Gavin Simpson in comments reminds me that, in your situation, there are much easier ways to convert what is really an "NaN" to an "NA":

tester1 <- gsub("NaN", "NA", tester1)
tester1
# [1] "2"  "2"  "3"  "4"  "2"  "3"  "NA"

Solution:

To detect which elements of the character vector are NaN, you need to convert the vector to a numeric vector:

tester1[is.nan(as.numeric(tester1))] <- "NA"
tester1
[1] "2"  "2"  "3"  "4"  "2"  "3"  "NA"

Explanation:

There are a couple of reasons that this isn't working as you expect it to.

First, although NaN stands for "Not a Number", it does have class "numeric", and only makes sense inside of a numeric vector.

Second, when it is included in a character vector, the symbol NaN is silently converted to the character string "NaN". When you then test it for nan-ness, the character string returns FALSE:

class(NaN)
# [1] "numeric"
c("1", NaN)
# [1] "1"   "NaN"
is.nan(c("1", NaN))
# [1] FALSE FALSE

39,321

Author by

screechOwl

https://financenerd.blog/blog/

Updated on August 31, 2022

Comments

screechOwl over 1 year

I have a data frame with several factor columns containing NaN's that I would like to convert to NA's (the NaN seems to be a problem for using linear regression objects to predict on new data).

> tester1 <- c("2", "2", "3", "4", "2", "3", NaN)
> tester1 
[1] "2"   "2"   "3"   "4"   "2"   "3"   "NaN"
> tester1[is.nan(tester1)] = NA
> tester1 
[1] "2"   "2"   "3"   "4"   "2"   "3"   "NaN"
> tester1[is.nan(tester1)] = "NA"
> tester1 
[1] "2"   "2"   "3"   "4"   "2"   "3"   "NaN"

Gavin Simpson about 12 years

??? That is converting the string "NaN" to "NA" in a very roundabout way.

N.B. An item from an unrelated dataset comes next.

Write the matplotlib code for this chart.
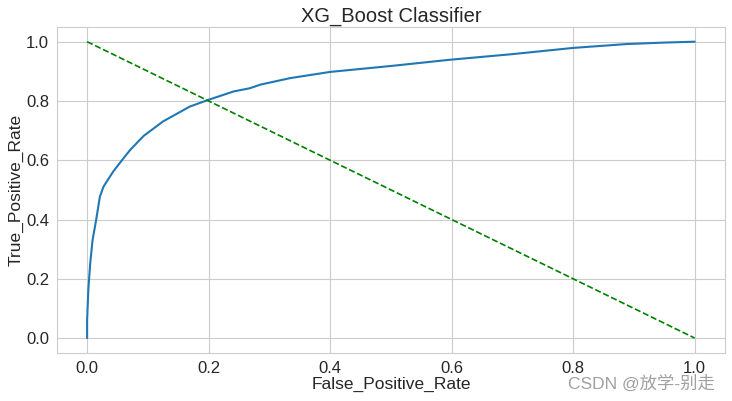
import numpy as np
import matplotlib.pyplot as plt
import seaborn as sns

# ROC curve points
fpr = [0.0, 0.0, 0.002, 0.005, 0.009, 0.015, 0.021, 0.027, 0.043, 0.06, 0.071,
       0.093, 0.125, 0.169, 0.2, 0.241, 0.268, 0.285, 0.334, 0.4, 0.5, 0.597,
       0.7, 0.8, 0.888, 0.95, 1.0]
tpr = [0.0, 0.06, 0.162, 0.25, 0.331, 0.40, 0.477, 0.511, 0.562, 0.607, 0.635,
       0.682, 0.731, 0.781, 0.804, 0.832, 0.843, 0.855, 0.877, 0.898, 0.918, 0.939,
       0.958, 0.979, 0.992, 0.997, 1.0]
diag_x = [0, 1]
diag_y = [1, 0]

sns.set_style('whitegrid')
plt.rcParams['font.family'] = ['Liberation Sans', 'Noto Sans CJK SC']

fig = plt.figure(figsize=(7.32, 4.01), dpi=100)
ax = fig.add_axes([0.0775, 0.12, 0.913, 0.813])
ax.plot(fpr, tpr, color='#1f77b4', lw=1.5)
ax.plot(diag_x, diag_y, 'g--', lw=1.2)
ax.set_title('XG_Boost Classifier', fontsize=14.5, pad=4)
ax.set_xlabel('False_Positive_Rate', fontsize=12.5, labelpad=1)
ax.set_ylabel('True_Positive_Rate', fontsize=12.5, labelpad=2)
ax.tick_params(labelsize=12, colors='#262626', pad=2)
ax.set_xticks([0.0, 0.2, 0.4, 0.6, 0.8, 1.0])
ax.set_yticks([0.0, 0.2, 0.4, 0.6, 0.8, 1.0])

fig.text(0.977, 0.045, 'CSDN @放学-别走', ha='right', va='center',
         fontsize=12.5, color='#a0a0a0')

fig.savefig('out.png', dpi=100)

Surely this is not what the OP wanted, even if they did try to use "NA" as NA in one of their examples.
Josh O'Brien about 12 years

@GavinSimpson -- OK. Fixed now. Thanks for the tap on the shoulder reminding me to pull my head out of ... the weeds!
Gavin Simpson about 12 years

I still think you are overthinking what the OP wants. He wants NaN converted to NA not the string versions but the real R versions indicating Not A Number and missingness respectively. Ignore the "NA" in one of the OP's example - that is a red herring, I presume they thought that quoting NA might work as NA in a character vector or something like that.
Josh O'Brien about 12 years

@GavinSimpson -- I know what you mean, but the OP also quoted all of the integers in the example vectors, so there are more like 25 red herrings up there, if you are right. (Although the reference to NaN giving problems in linear regressions now makes me think you're probably right).
Josh O'Brien about 12 years

Wow. My first ever downvote, presumably for answering the question the OP actually asked, rather than what they may have meant to ask!? Oh well.
Gavin Simpson about 12 years

You didnt Answer the Q the OP asked. @DWin did that. They want to convert NaN to NA. This has almost nothing to do with strings (other than that being the source of is.nan() not matching "NaN". In the OP's tester1 there isn't an NaN (there is a "NaN"). The first line of the Q is pretty explicit - no quotes there - even if the example code showing what the OP did does include a "NA". Granted this is one of the most confusing Qs I've seen for a while; I have no idea how anything remotely like tester1 is being used in a regression.
Josh O'Brien about 12 years

Well, strings did end up having lots to do with it. After all, the OP already knew how to change NaNs to NAs (see line 4 of the question!) but didn't understand that a silent conversion of NaN to "NaN" was taking place. I guess we can at least agree that the question's confusing. Cheers.